From Farm to Closet

Dutch designer Christien Meindertsma makes knitwear that celebrates its provenance.

You might be aware that your banana came from Costa Rica, but do you know which plantation? How about that new baggy sweater you’re rocking over skinny jeans? You probably don’t have a clue about the source of its fibers or where it was made; anyway it will fade, pill, and be yesterday’s news by next year. But if you had gotten it from Christien Meindertsma, you’d know and care. Her knitwear line Flocks—a response to the affordable hipster clothing churned out by H&M—is a sort of “slow clothing” that traces each item back to the sheep that produced the wool.

“I hate the really cheap products we buy from H&M these days,” Meindertsma says. “We think that a sweater just costs thirty euros, but that’s actually impossible. We are used to prices that undervalue things.” Accordingly she decided to devote her 2003 Design Academy Eindhoven graduation project to the issue. “I wanted to make a product that would show where it came from. I thought that if I made something out of wool, I could show which sheep made it.” Meindertsma knit only as many items as could be produced continuously from the amount of fleece one animal makes. “The longest line of products was a sweater, scarf, mittens, hat, and socks connected in a row by the yarn,” she explains. The designer adorned each sweater with a prize ribbon and a yellow plastic RFID ear tag identifying the donor sheep, and included a passportlike booklet with information about the animal’s breed, location, and date of birth.
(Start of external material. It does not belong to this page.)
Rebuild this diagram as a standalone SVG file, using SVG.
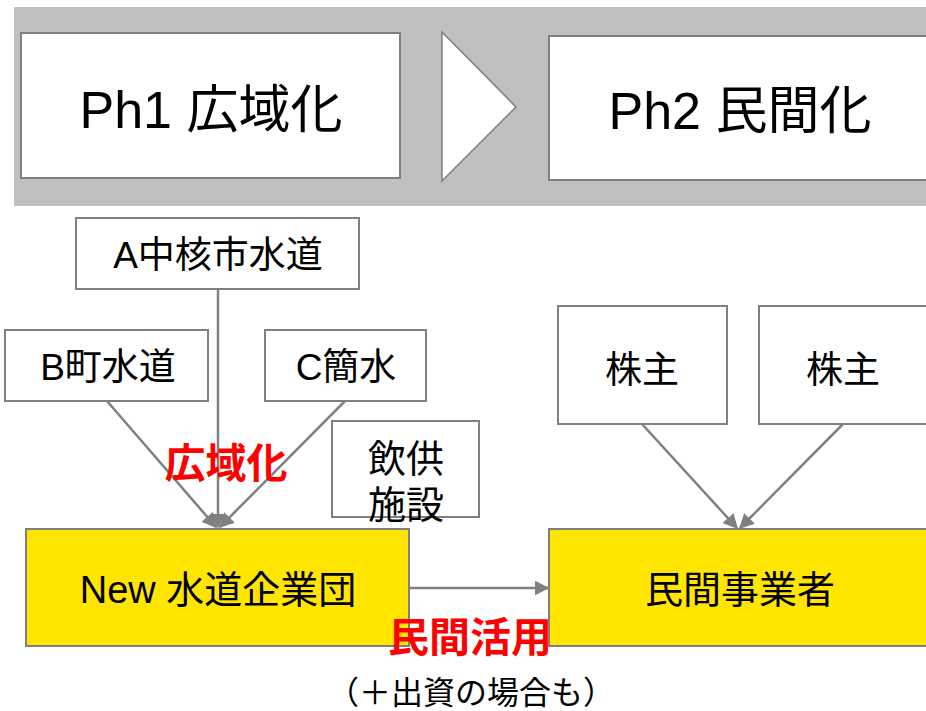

The next year Meindertsma sourced a flock in Wales, adding a graphic designer, a specialty yarn producer, and a team of knitters to produce her expensive line of clothes. After seeing Meindertsma’s collection, Cok de Rooy—founder of Amsterdam’s Frozen Fountain (think: the Dutch Murray Moss)—invited her to exhibit a new line in the store this fall and winter. De Rooy challenged Meindertsma to consider a more commercial approach. “I told her a good product has a balanced price,” he says. She’s also expanding the materials she works with, so the new collection includes angora mittens, goat-wool hats, alpaca and sheep scarves, and sheep and yak rugs felted like dreadlocks. Meindertsma believes the Frozen Fountain is the perfect place for Flocks.

“I don’t really see it as fashion,” she says. “It’s fashionable, but it should last for years, like good furniture.”